Territoire lui aussi très éloigné de la métropole, la Polynésie française rassemble près de 280 000 habitants sur un chapelet de 118 îles d'une surface totale d'environ 4 000 km². Mais 200 000 habitants résident sur la seule île de Tahiti, où sont concentrées les activités économiques du territoire. Vivant du tourisme de luxe et encore de la perliculture, la Polynésie française dispose d'un écosystème extrêmement fragile qui appelle une gestion territoriale très précautionneuse.
L'archipel de Wallis-et-Futuna est le territoire ultramarin le plus éloigné de l'hexagone.
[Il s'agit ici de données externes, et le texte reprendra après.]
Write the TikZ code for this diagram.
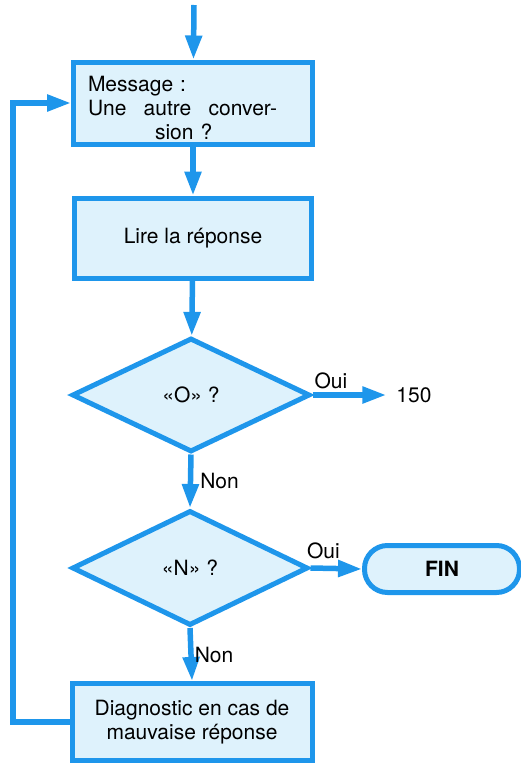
\documentclass[tikz,border=0pt]{standalone}
\usepackage{fontspec}
\setmainfont{TeX Gyre Heros}
\usetikzlibrary{arrows.meta, shapes.geometric}

\definecolor{flowline}{RGB}{30,150,235}
\definecolor{flowfill}{RGB}{222,242,252}

\tikzset{
  box/.style={draw=flowline, fill=flowfill, line width=5pt, rectangle, inner sep=0pt, align=center},
  test/.style={draw=flowline, fill=flowfill, line width=5pt, diamond, inner sep=0pt},
  flow/.style={draw=flowline, line width=5.5pt, -{Triangle[length=24pt,width=16pt]}},
  answer/.style={inner sep=1pt},
}

\begin{document}
\begin{tikzpicture}[x=1pt, y=-1pt, font=\fontsize{21}{24}\selectfont]
  \useasboundingbox (0,0) rectangle (521,763);

  % boxes and tests
  \node[box, minimum width=239pt, minimum height=82pt, text width=210pt, align=left] (msg) at (193,103)
    {\rule{0pt}{26pt}Message :\\ \makebox[189pt][l]{Une\hfill autre\hfill conver-}\\ \hspace*{67pt}sion ?};
  \node[box, minimum width=237pt, minimum height=80pt] (lire) at (193,238) {Lire la réponse};
  \node[test, minimum width=238pt, minimum height=114pt] (testO) at (191,395) {«O» ?};
  \node[test, minimum width=236pt, minimum height=115pt] (testN) at (190,568) {«N» ?};
  \node[box, minimum width=240pt, minimum height=77pt] (diag) at (192,722)
    {Diagnostic en cas de\\ mauvaise réponse};
  \node[box, rectangle, rounded corners=23pt, minimum width=155pt, minimum height=47pt,
        font=\fontsize{21}{24}\selectfont\bfseries] (fin) at (442,569) {FIN};
  \node[inner xsep=10pt] (ret) at (414,395) {150};

  \coordinate (start) at (194,5);
  \coordinate (loop) at (13,0);

  % connectors
  \draw[flow] (start) -- (msg);
  \draw[flow] (msg) -- (lire);
  \draw[flow] (lire) -- (testO);
  \draw[flow] (testO.south) -- (testN.north) node[answer, pos=0.5, right=6pt] {Non};
  \draw[flow] (testN.south) -- (diag.north) node[answer, pos=0.5, right] {Non};
  \draw[flow] (testO.east) -- (ret.west) node[answer, pos=0.25, above=2pt] {Oui};
  \draw[flow] (testN.east) -- (fin.west) node[answer, pos=0.25, above=6pt] {Oui};
  \draw[flow] (diag.west) -- (diag.west -| loop) |- (msg.west);
\end{tikzpicture}
\end{document}
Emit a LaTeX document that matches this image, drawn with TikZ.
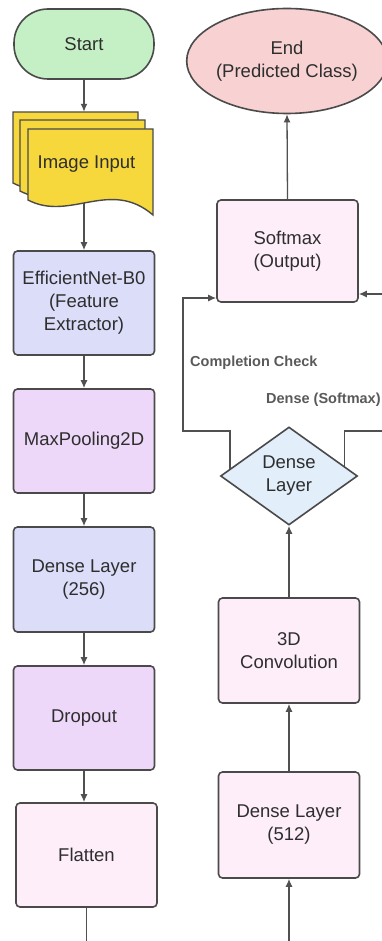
\documentclass[tikz,border=0pt]{standalone}
\usepackage{fontspec}
\setmainfont{Liberation Sans}
\usetikzlibrary{arrows.meta,shapes.geometric,calc}
\definecolor{boxline}{HTML}{4A4A4A}
\definecolor{conn}{HTML}{505050}
\definecolor{txt}{HTML}{2E2E2E}
\definecolor{lbltxt}{HTML}{5A5A5A}
\definecolor{startg}{HTML}{C5F0C5}
\definecolor{imgy}{HTML}{F6D83C}
\definecolor{blu}{HTML}{DCDDF9}
\definecolor{purp}{HTML}{EED8F9}
\definecolor{pinkl}{HTML}{FDEEF9}
\definecolor{endp}{HTML}{F8D2D2}
\definecolor{diab}{HTML}{E2EEFA}
\pgfdeclarelayer{bg}
\pgfsetlayers{bg,main}
\begin{document}
\begin{tikzpicture}[x=1pt,y=-1pt,
  font=\fontsize{18.5}{23}\selectfont,
  box/.style={draw=boxline,line width=1.6pt,rounded corners=4pt,minimum width=141pt,minimum height=104pt,inner sep=2pt,align=center,text=txt},
  arr/.style={draw=conn,line width=1.3pt,-{Latex[length=8pt,width=7pt]}},
  sheet/.style={draw=boxline,line width=1.4pt,fill=imgy},
  lbl/.style={font=\bfseries\fontsize{14.5}{17}\selectfont,text=lbltxt,inner sep=0pt}]
\useasboundingbox (0,0) rectangle (382,941);
\clip (0,0) rectangle (382,941);

% left column
\node[box,fill=startg,rounded corners=34pt,minimum width=140pt,minimum height=70pt] (start) at (84,44) {Start};
\foreach \dx/\dy in {-15/-17,-8/-9,0/0}{
  \begin{scope}[shift={(\dx,\dy)}]
  \path[sheet] (28,129) -- (153,129) -- (153,215) .. controls (110,178) and (70,222) .. (28,200) -- cycle;
  \end{scope}
}
\node[minimum width=140pt,minimum height=103pt,inner sep=0pt] (img) at (84,163.5) {};
\node[text=txt,inner sep=0pt] (imgtxt) at (86.5,164) {Image Input};
\node[box,fill=blu] (eff) at (84,303) {EfficientNet-B0\\(Feature\\Extractor)};
\node[box,fill=purp] (maxp) at (84,441) {MaxPooling2D};
\node[box,fill=blu,minimum height=105pt] (dtwo) at (84,579.5) {Dense Layer\\(256)};
\node[box,fill=purp] (drop) at (84,718) {Dropout};
\node[box,fill=pinkl] (flat) at (86.5,855) {Flatten};

% right column
\node[ellipse,draw=boxline,line width=1.6pt,fill=endp,minimum width=157pt,minimum height=105pt,inner sep=0pt,align=center,text=txt] (endn) at (287,61) {End\\(Predicted Class)};
\node[box,fill=pinkl,minimum height=102pt] (soft) at (287.5,251) {Softmax\\(Output)};
\node[diamond,draw=boxline,line width=1.6pt,fill=diab,aspect=1.4,minimum width=137pt,minimum height=98pt,inner sep=0pt,align=center,text=txt] (dia) at (289,476) {Dense\\Layer};
\node[box,fill=pinkl,minimum height=105pt] (conv) at (289,650.5) {3D\\Convolution};
\node[box,fill=pinkl,minimum height=106pt] (dfive) at (289,825) {Dense Layer\\(512)};

\node[lbl,anchor=west] (cc) at (190,363) {Completion Check};
\node[lbl,anchor=west] (ds) at (266,400) {Dense (Softmax)};

\begin{pgfonlayer}{bg}
\fill[white] (0,0) rectangle (382,941);
\draw[arr] (start.south) -- (img.north);
\draw[arr] (img.center) -- (eff.north);
\end{pgfonlayer}
\draw[arr] (eff.south) -- (maxp.north);
\draw[arr] (maxp.south) -- (dtwo.north);
\draw[arr] (dtwo.south) -- (drop.north);
\draw[arr] (drop.south) -- (drop.south |- flat.north);
\draw[arr] (flat.south) -- ++(0,60) -| (dfive.south);
\draw[arr] (dfive.north) -- (conv.south);
\draw[arr] (conv.north) -- (dia.south);
\draw[arr] (soft.north) -- (endn.south);
\draw[arr] ($(dia.west)!0.15!(dia.north)$) |- (183,431) |- (soft.west |- 0,298);
\draw[arr] ($(dia.east)!0.2!(dia.north)$) |- (400,431) |- (soft.east |- 0,294);
\end{tikzpicture}
\end{document}
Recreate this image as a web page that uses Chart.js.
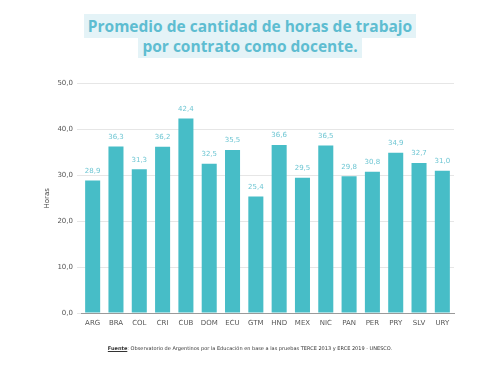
<!DOCTYPE html>
<html><head><meta charset="utf-8">
<script src="https://cdn.jsdelivr.net/npm/chart.js@4"></script>
<style>
html,body{margin:0;padding:0;background:#fff;width:500px;height:375px;overflow:hidden;}
#title{position:absolute;left:0;top:17px;width:500px;text-align:center;font-family:"Open Sans",sans-serif;font-weight:700;font-size:15.5px;line-height:19.5px;color:#5ebdd1;}
#title span{background:#e4f3f7;padding:1px 4px;box-decoration-break:clone;-webkit-box-decoration-break:clone;}
#foot{position:absolute;left:0;top:345px;width:500px;text-align:center;font-family:"DejaVu Sans",sans-serif;font-size:5px;color:#333;}
#foot b{text-decoration:underline;}
#wrap{position:absolute;left:0;top:0;width:500px;height:375px;}
</style></head><body>
<div id="wrap"><canvas id="c" width="500" height="375"></canvas></div>
<div id="title"><span>Promedio de cantidad de horas de trabajo<br>por contrato como docente.</span></div>
<div id="foot"><b>Fuente</b>: Observatorio de Argentinos por la Educación en base a las pruebas TERCE 2013 y ERCE 2019 - UNESCO.</div>
<script>
const categories = ["ARG","BRA","COL","CRI","CUB","DOM","ECU","GTM","HND","MEX","NIC","PAN","PER","PRY","SLV","URY"];
const horas = [28.9,36.3,31.3,36.2,42.4,32.5,35.5,25.4,36.6,29.5,36.5,29.8,30.8,34.9,32.7,31.0];
const yTicks = [0,10,20,30,40,50];

const fmt = v => v.toFixed(1).replace('.', ',');
const valueLabels = {
  id: 'valueLabels',
  afterDatasetsDraw(chart) {
    const ctx = chart.ctx;
    const meta = chart.getDatasetMeta(0);
    ctx.save();
    ctx.font = '7px "DejaVu Sans"';
    ctx.fillStyle = '#6ec6d3';
    ctx.textAlign = 'center';
    ctx.textBaseline = 'bottom';
    meta.data.forEach((bar, i) => {
      ctx.fillText(fmt(horas[i]), bar.x, bar.y - 6);
    });
    ctx.restore();
  }
};

new Chart(document.getElementById('c'), {
  type: 'bar',
  data: {
    labels: categories,
    datasets: [{
      data: horas,
      backgroundColor: '#47bdc7',
      categoryPercentage: 0.645,
      barPercentage: 1.0
    }]
  },
  options: {
    responsive: false,
    animation: false,
    layout: { padding: { top: 83.5, left: 43, right: 46, bottom: 41.5 } },
    plugins: { legend: { display: false }, tooltip: { enabled: false }, title: { display: false } },
    scales: {
      x: {
        grid: { display: false, drawTicks: false },
        border: { display: true, color: '#9a9a9a', width: 1 },
        ticks: { color: '#555', font: { family: 'DejaVu Sans', size: 7 }, padding: 6, maxRotation: 0, autoSkip: false }
      },
      y: {
        min: 0, max: 50,
        afterBuildTicks(axis) { axis.ticks = yTicks.map(v => ({ value: v })); },
        afterFit(axis) { axis.width = 81 - 43; },
        grid: { color: '#e6e6e6', lineWidth: 1, drawTicks: true, tickLength: 4 },
        border: { display: false },
        ticks: { color: '#555', font: { family: 'DejaVu Sans', size: 7 }, padding: 4, callback: v => fmt(v) },
        title: { display: true, text: 'Horas', color: '#444', font: { family: 'DejaVu Sans', size: 7 }, padding: { top: 0, bottom: 4 } }
      }
    }
  },
  plugins: [valueLabels]
});
</script>
</body></html>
Il compte moins de 12 000 habitants sur 78 km² vivant principalement de l'agriculture, avec un système institutionnel particulier reposant beaucoup sur la coutume.
Enfin, le tour d'horizon des outre-mer conduit à devoir citer les Terres australes et antarctiques françaises (TAAF), qui ne comportent aucun habitant, mais représentent un territoire de 2,4 millions de km² sous juridiction française, répondant à un objectif fort de protection des milieux naturels et des espèces locales. La terre Adélie, en Antarctique, fait par ailleurs l'objet du traité de Washington de 1959 qui consacre le continent austral comme territoire dédié essentiellement à la recherche scientifique.
2. L'aménagement de l'espace : un défi de taille pour les outre-mer
a) Une grande diversité d'enjeux à prendre en compte simultanément
L'aménagement de l'espace doit prendre en compte la fragilité des milieux et l'exposition aux risques naturels qui constituent des problématiques fortes dans les outre-mer. Les risques volcaniques et sismiques concernent la plupart des territoires et se sont déjà concrétisés dans le passé. Les îles sont par ailleurs exposées aux conséquences de tsunamis sur les côtes, où la population est particulièrement concentrée. Les typhons et ouragans peuvent également provoquer des dégâts considérables, en particulier aux Antilles.
Au-delà des risques ponctuels, les outre-mer sont exposés aux conséquences du changement climatique. Celui-ci peut aggraver les phénomènes extrêmes (ouragans, pluies diluviennes). Il conduit aussi à la montée du niveau des mers. Dans un rapport remis en 2019167(*), les sénateurs Guillaume Arnell, Abdallah Hassani et Jean-François Rapin appelaient d'ailleurs à mieux anticiper les risques, à élaborer des schémas de prévention et lorsque les risques surviennent, à aller vite dans les actions de reconstruction, afin que les outre-mer soient plus résilients.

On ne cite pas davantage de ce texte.